Goal
Write out each line of the listing as it stands, without the images.

Supplied records
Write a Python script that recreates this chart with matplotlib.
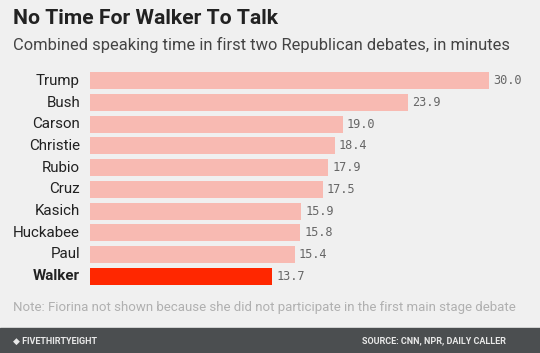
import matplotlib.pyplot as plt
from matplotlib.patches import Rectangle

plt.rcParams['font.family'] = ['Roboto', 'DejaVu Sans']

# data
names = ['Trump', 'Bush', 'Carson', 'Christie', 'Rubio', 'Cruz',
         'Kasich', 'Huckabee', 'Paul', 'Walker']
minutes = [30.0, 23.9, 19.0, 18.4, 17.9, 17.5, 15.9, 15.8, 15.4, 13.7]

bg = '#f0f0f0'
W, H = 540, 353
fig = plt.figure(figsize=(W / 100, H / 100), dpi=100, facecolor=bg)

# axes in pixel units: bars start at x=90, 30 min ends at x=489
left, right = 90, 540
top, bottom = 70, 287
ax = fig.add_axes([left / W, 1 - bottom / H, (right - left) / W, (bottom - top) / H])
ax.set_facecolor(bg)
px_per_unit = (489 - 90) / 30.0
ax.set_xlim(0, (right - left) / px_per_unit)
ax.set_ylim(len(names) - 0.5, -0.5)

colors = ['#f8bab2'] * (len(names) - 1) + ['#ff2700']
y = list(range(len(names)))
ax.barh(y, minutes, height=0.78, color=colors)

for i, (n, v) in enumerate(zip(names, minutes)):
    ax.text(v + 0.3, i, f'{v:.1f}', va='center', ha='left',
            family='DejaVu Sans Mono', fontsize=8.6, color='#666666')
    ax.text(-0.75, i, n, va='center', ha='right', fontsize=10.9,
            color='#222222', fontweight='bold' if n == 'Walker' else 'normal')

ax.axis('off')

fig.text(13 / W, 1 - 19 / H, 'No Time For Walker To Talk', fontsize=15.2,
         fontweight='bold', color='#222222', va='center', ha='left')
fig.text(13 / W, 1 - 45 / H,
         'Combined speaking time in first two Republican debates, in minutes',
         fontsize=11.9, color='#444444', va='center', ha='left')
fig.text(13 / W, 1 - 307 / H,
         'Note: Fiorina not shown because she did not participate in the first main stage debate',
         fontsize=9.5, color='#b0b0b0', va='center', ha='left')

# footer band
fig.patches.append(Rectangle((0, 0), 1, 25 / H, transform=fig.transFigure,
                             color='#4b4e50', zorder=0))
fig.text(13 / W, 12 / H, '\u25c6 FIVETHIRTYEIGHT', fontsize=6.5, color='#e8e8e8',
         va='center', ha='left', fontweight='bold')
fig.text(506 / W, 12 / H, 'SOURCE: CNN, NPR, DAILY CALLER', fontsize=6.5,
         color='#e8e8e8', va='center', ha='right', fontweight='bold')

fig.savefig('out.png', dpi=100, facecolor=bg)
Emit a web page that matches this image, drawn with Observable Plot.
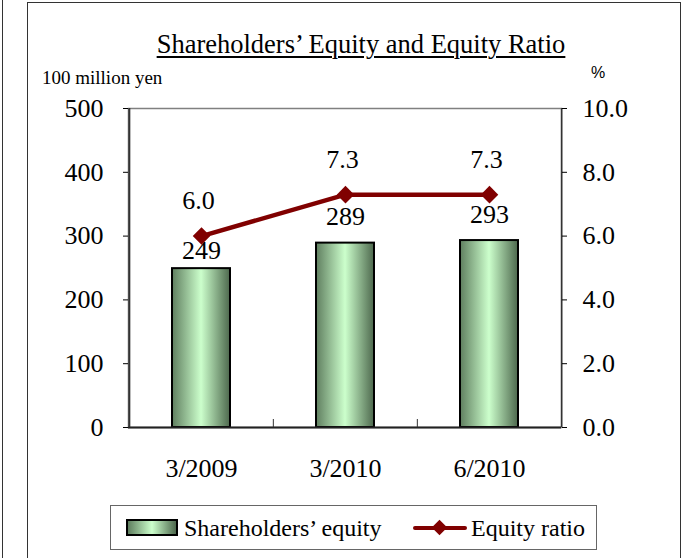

Answer to the problem
Write a Python script that recreates this chart with matplotlib.
import matplotlib.pyplot as plt
from matplotlib.patches import Rectangle

plt.rcParams['font.family'] = ['Roboto', 'DejaVu Sans']

# data
names = ['Trump', 'Bush', 'Carson', 'Christie', 'Rubio', 'Cruz',
         'Kasich', 'Huckabee', 'Paul', 'Walker']
minutes = [30.0, 23.9, 19.0, 18.4, 17.9, 17.5, 15.9, 15.8, 15.4, 13.7]

bg = '#f0f0f0'
W, H = 540, 353
fig = plt.figure(figsize=(W / 100, H / 100), dpi=100, facecolor=bg)

# axes in pixel units: bars start at x=90, 30 min ends at x=489
left, right = 90, 540
top, bottom = 70, 287
ax = fig.add_axes([left / W, 1 - bottom / H, (right - left) / W, (bottom - top) / H])
ax.set_facecolor(bg)
px_per_unit = (489 - 90) / 30.0
ax.set_xlim(0, (right - left) / px_per_unit)
ax.set_ylim(len(names) - 0.5, -0.5)

colors = ['#f8bab2'] * (len(names) - 1) + ['#ff2700']
y = list(range(len(names)))
ax.barh(y, minutes, height=0.78, color=colors)

for i, (n, v) in enumerate(zip(names, minutes)):
    ax.text(v + 0.3, i, f'{v:.1f}', va='center', ha='left',
            family='DejaVu Sans Mono', fontsize=8.6, color='#666666')
    ax.text(-0.75, i, n, va='center', ha='right', fontsize=10.9,
            color='#222222', fontweight='bold' if n == 'Walker' else 'normal')

ax.axis('off')

fig.text(13 / W, 1 - 19 / H, 'No Time For Walker To Talk', fontsize=15.2,
         fontweight='bold', color='#222222', va='center', ha='left')
fig.text(13 / W, 1 - 45 / H,
         'Combined speaking time in first two Republican debates, in minutes',
         fontsize=11.9, color='#444444', va='center', ha='left')
fig.text(13 / W, 1 - 307 / H,
         'Note: Fiorina not shown because she did not participate in the first main stage debate',
         fontsize=9.5, color='#b0b0b0', va='center', ha='left')

# footer band
fig.patches.append(Rectangle((0, 0), 1, 25 / H, transform=fig.transFigure,
                             color='#4b4e50', zorder=0))
fig.text(13 / W, 12 / H, '\u25c6 FIVETHIRTYEIGHT', fontsize=6.5, color='#e8e8e8',
         va='center', ha='left', fontweight='bold')
fig.text(506 / W, 12 / H, 'SOURCE: CNN, NPR, DAILY CALLER', fontsize=6.5,
         color='#e8e8e8', va='center', ha='right', fontweight='bold')

fig.savefig('out.png', dpi=100, facecolor=bg)
Emit a web page that matches this image, drawn with Observable Plot.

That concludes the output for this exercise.